__Objective__:
Collect all lines from the listing that include the string "this".

★ ★ ★ ★ ★ ★ ★

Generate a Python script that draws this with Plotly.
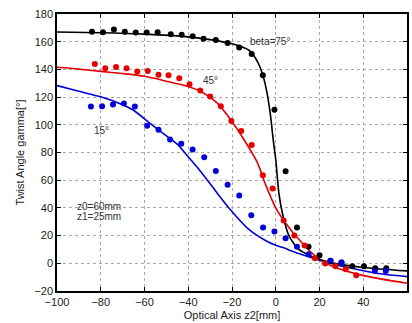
import plotly.graph_objects as go

# measured points
black_x = [-84, -79, -74, -69, -64, -59, -54, -48, -43, -38, -33, -27.4, -22, -16.7, -11, -5.9, -0.6, 4.5, 9.7, 15, 20, 25, 30, 35, 40.3, 45.5, 50.5]
black_y = [167.1, 166.9, 168.8, 167.1, 166.7, 166.7, 166.9, 165.3, 165, 164, 162.1, 161.2, 159, 155.9, 151.1, 135.7, 110.8, 66.4, 25.9, 12, 5.8, 1.9, 0.5, -2.2, -2.2, -3.6, -3.6]

red_x = [-82.7, -77.9, -73, -68.2, -63.3, -58.5, -53.6, -49, -44.1, -39.4, -34.5, -30, -25.1, -20.3, -15.8, -11, -5.9, -1.4, 3.6, 8.5, 13.2, 17.9, 22.6, 27.3, 32, 36.8]
red_y = [143.9, 140.8, 141.7, 140.8, 138.4, 138.8, 136.2, 135.7, 133.6, 129.3, 124.7, 120.4, 113.4, 102.7, 95.5, 85.4, 63.5, 54, 30.9, 20.1, 12.9, 3.6, -0.2, -2.2, -4.3, -8.6]

blue_x = [-84.5, -79.4, -74.4, -69.4, -64.4, -58.8, -53.6, -48.3, -43.2, -38, -32.7, -27.4, -22, -16.7, -11.2, -5.8, -0.6, 4.5, 9.7, 15, 25, 30.1, 45.3, 50.3]
blue_y = [113.2, 113.4, 114.6, 115.3, 113.2, 99.3, 96.4, 89.4, 86.3, 82.2, 76.5, 66.7, 56.8, 48.9, 34.7, 25.9, 23, 18, 12, 6.5, 1.9, 0.5, -5.5, -5.5]

# fitted curves
black_fit_x = [-100, -80, -60, -40, -30, -20, -15, -12, -8, -5.5, -4, -2.5, -1, 0, 1.4, 3, 6, 10.5, 16.5, 25, 40, 60]
black_fit_y = [167, 166.5, 165.5, 163.5, 161.5, 158.5, 156, 153.5, 144.5, 133.5, 123, 108, 87, 75, 51, 36.5, 20, 10, 5, 0.5, -3, -5.5]

red_fit_x = [-100, -90, -80, -70, -60, -50, -42, -34.2, -26.7, -20.6, -14.5, -8.5, -4.7, 0, 4.4, 10.5, 18, 25.6, 40.8, 60]
red_fit_y = [141.5, 140.2, 138.6, 137, 135, 131.5, 128.5, 124, 115.6, 103.6, 89.2, 73, 57, 40, 29.3, 17.3, 5.3, -1.9, -9.1, -14.4]

blue_fit_x = [-100, -90, -80, -70, -65, -57, -50, -45, -41.4, -36, -31, -27.4, -21.4, -12.3, -4.7, 0, 2.9, 10.5, 21, 33.2, 46.8, 60]
blue_fit_y = [128.3, 124.2, 120.2, 114.5, 110.5, 100.5, 92, 86, 79.5, 69.5, 59.5, 52, 40, 24.5, 16.5, 13, 11.5, 7, 1.7, -3.1, -7.4, -9.6]

BLACK = "#000000"
RED = "#e60000"
BLUE = "#0000d8"

fig = go.Figure()
for fx, fy, c in [(blue_fit_x, blue_fit_y, BLUE), (red_fit_x, red_fit_y, RED), (black_fit_x, black_fit_y, BLACK)]:
    fig.add_trace(go.Scatter(x=fx, y=fy, mode="lines", line=dict(color=c, width=1.6, shape="spline", smoothing=0.7), showlegend=False, hoverinfo="skip"))
for px, py, c in [(black_x, black_y, BLACK), (red_x, red_y, RED), (blue_x, blue_y, BLUE)]:
    fig.add_trace(go.Scatter(x=px, y=py, mode="markers", marker=dict(color=c, size=6), showlegend=False))

font = dict(family="Liberation Sans, Arial, sans-serif", size=11, color="#222")
annos = [
    dict(x=-12.7, y=160, text="beta=75°"),
    dict(x=-34, y=132, text="45°"),
    dict(x=-84, y=96, text="15°"),
    dict(x=-92, y=41, text="z0=60mm"),
    dict(x=-92, y=34, text="z1=25mm"),
]
for a in annos:
    fig.add_annotation(x=a["x"], y=a["y"], text=a["text"], showarrow=False, xanchor="left", yanchor="middle",
                       font=dict(family=font["family"], size=10, color="#333"))

axis_common = dict(showline=True, linecolor="black", linewidth=1.5, mirror="ticks", ticks="inside", ticklen=4,
                   tickcolor="black", showgrid=True, gridcolor="#a8a8a8", griddash="dot", gridwidth=1,
                   zeroline=False, tickfont=font)
fig.update_xaxes(range=[-100, 60], tickvals=[-100, -80, -60, -40, -20, 0, 20, 40, 60], **axis_common,
                 title=dict(text="Optical Axis z2[mm]", font=font, standoff=4))
fig.update_yaxes(range=[-20, 180], tickvals=[-20, 0, 20, 40, 60, 80, 100, 120, 140, 160, 180], **axis_common,
                 title=dict(text="Twist Angle gamma[°]", font=font, standoff=8))
fig.update_layout(width=412, height=323, margin=dict(l=57, r=3, t=14, b=31),
                  plot_bgcolor="white", paper_bgcolor="white", font=font)
fig.write_html("out.html")
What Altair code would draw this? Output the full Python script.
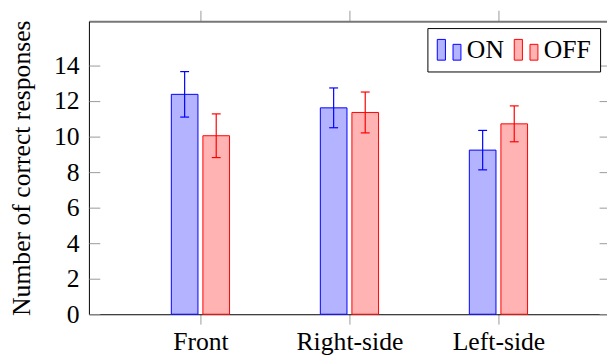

★ ★ ★ ★ ★ ★ ★

__Task response__:
Generate a Python script that draws this with Plotly.
What Altair code would draw this? Output the full Python script.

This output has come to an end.